Dunkirk is a noun meaning a retreat to avoid total failure; a crisis situation that requires a desperate last effort to forestall certain failure.

Coined in the early 1940’s, the word refers to the evacuation of 330,000 Allied troops from the beaches of Dunkerque, France in the face of enemy fire in World War II. This military maneuver occurred in 1940 and was considered a desperate move to avoid what surely would have been a crushing defeat.

Our Dunkirk took us all the way into New Hampshire, where we sought solace with old friends and my delightful pen pal Esme. She brought me a tiny bat-eared fox totem that kept me company while I slept through the worst of my fever. Bubo was exceedingly brave and flew west to ensure that the manticore was not on our tails. It was not.
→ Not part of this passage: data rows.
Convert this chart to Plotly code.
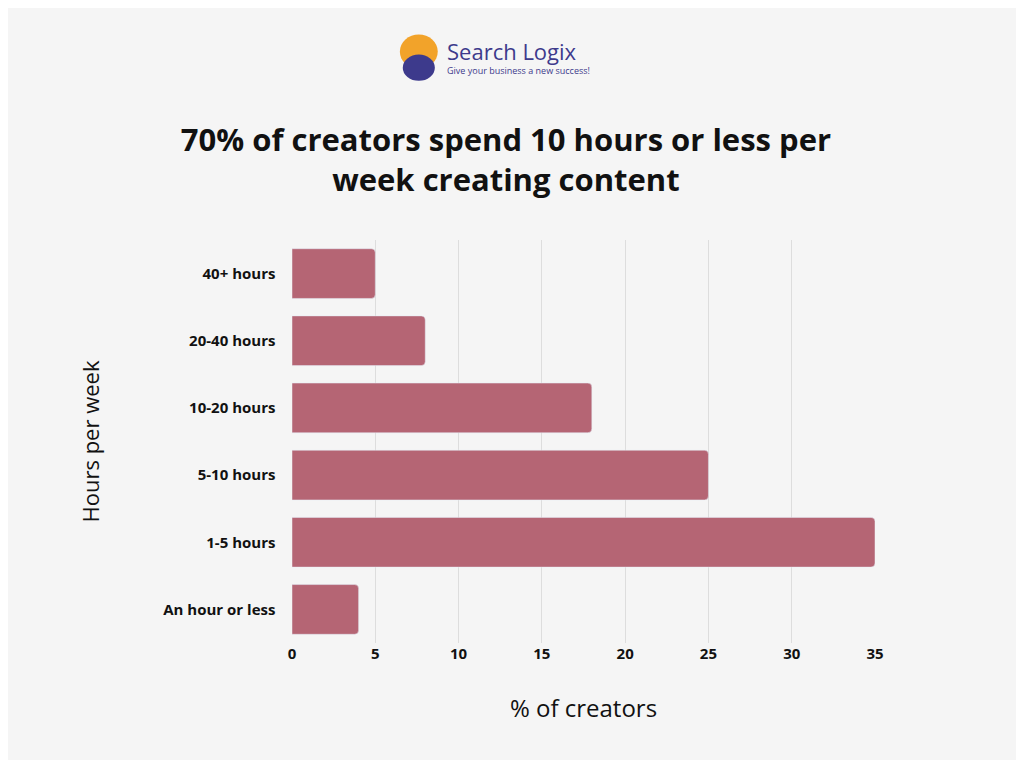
import plotly.graph_objects as go

categories = ["An hour or less", "1-5 hours", "5-10 hours", "10-20 hours", "20-40 hours", "40+ hours"]
values = [4, 35, 25, 18, 8, 5]

fig = go.Figure(go.Bar(x=values, y=categories, orientation="h",
                       marker=dict(color="#b56574", cornerradius=4)))

fig.update_layout(
    width=1008, height=752,
    paper_bgcolor="#f5f5f5", plot_bgcolor="#f5f5f5",
    margin=dict(l=284, r=141, t=232, b=117),
    bargap=0.26, showlegend=False,
    font=dict(family="Open Sans", color="#111"),
    title=dict(text="<b>70% of creators spend 10 hours or less per<br>week creating content</b>",
               x=0.494, xanchor="center", y=0.81, yanchor="middle",
               font=dict(size=31, family="Open Sans", color="#111")),
)
fig.update_xaxes(range=[0, 35], tickvals=[0, 5, 10, 15, 20, 25, 30, 35],
                 showgrid=True, gridcolor="#dddddd", zeroline=False,
                 tickfont=dict(size=15, family="Open Sans", color="#111", weight="bold"),
                 title=dict(text="% of creators", font=dict(size=24), standoff=38))
fig.update_yaxes(tickfont=dict(size=15, family="Open Sans", color="#111", weight="bold"),
                 ticksuffix="    ", categoryorder="array", categoryarray=categories,
                 title=dict(text="Hours per week", font=dict(size=22), standoff=57))

# logo
fig.add_shape(type="circle", xref="paper", yref="paper",
              x0=0.185, x1=0.25, y0=1.425, y1=1.51,
              fillcolor="#f2a32a", line_width=0)
fig.add_shape(type="circle", xref="paper", yref="paper",
              x0=0.19, x1=0.245, y0=1.395, y1=1.46,
              fillcolor="#3d3a8c", line_width=0)
fig.add_annotation(text="Search Logix", xref="paper", yref="paper", x=0.262, y=1.47,
                   xanchor="left", yanchor="middle", showarrow=False,
                   font=dict(size=22, color="#3d3a8c", family="Open Sans"))
fig.add_annotation(text="Give your business a new success!", xref="paper", yref="paper",
                   x=0.262, y=1.42, xanchor="left", yanchor="middle", showarrow=False,
                   font=dict(size=9, color="#3d3a8c", family="Open Sans"))

fig.write_html("out.html")
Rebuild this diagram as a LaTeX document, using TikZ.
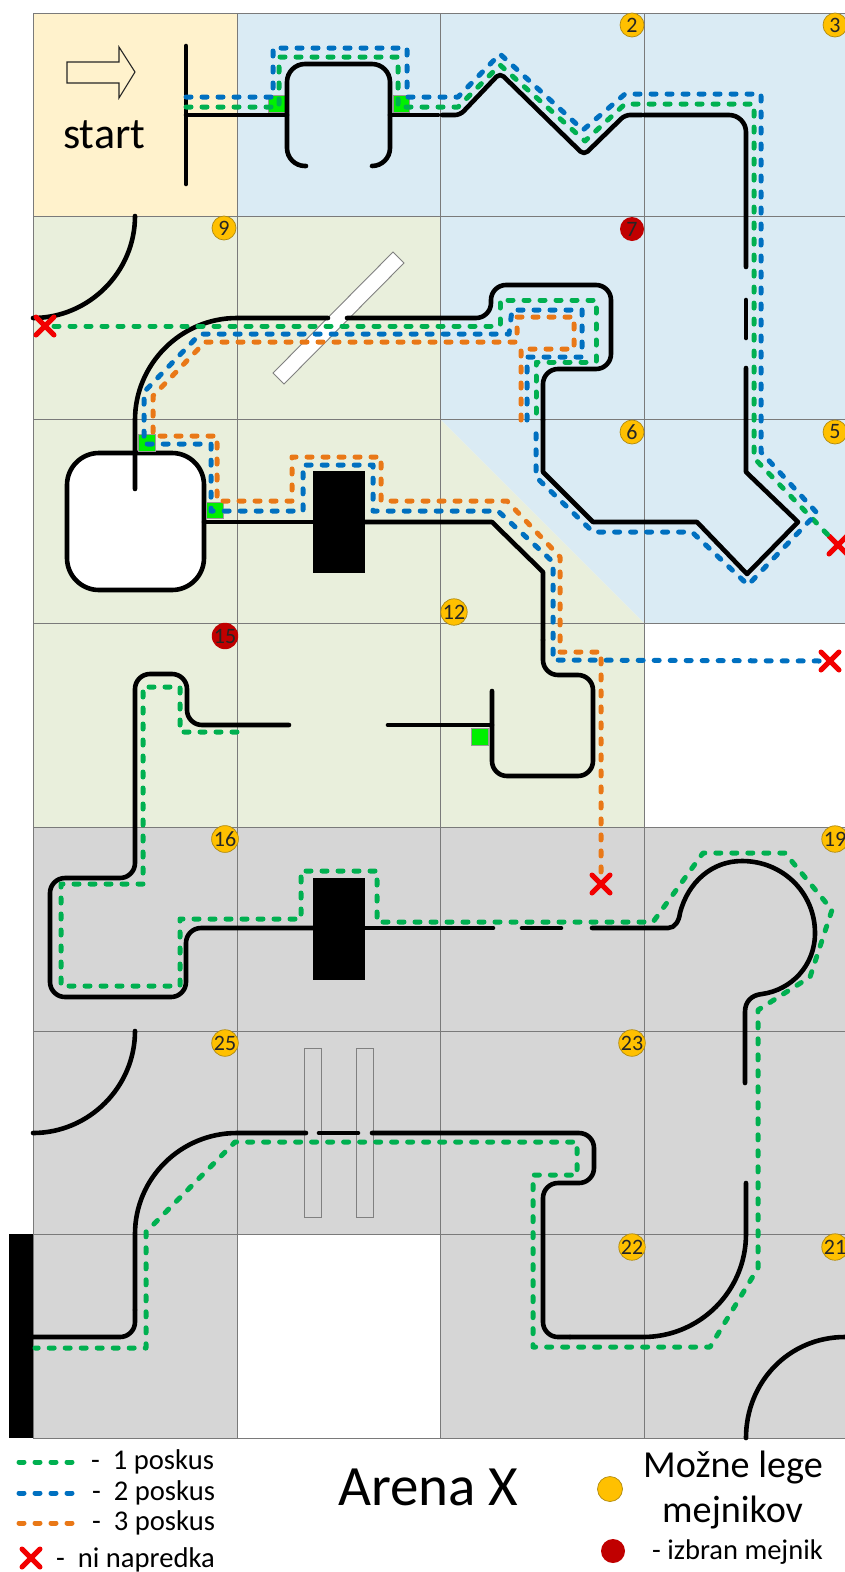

It appears there’s a sea monster in Lake Champlain that was unimpressed with the cryptid sipping at its shores.

I am allowing myself this week to recuperate and then I shall force Mordecai to shed his ridiculous eye patch and assist me in rebuilding the jalopy. I shall also consider drawing up plans for a tank. If Mordecai insists on chasing dangerous cryptids all over the country, he should at least have a proper vehicle.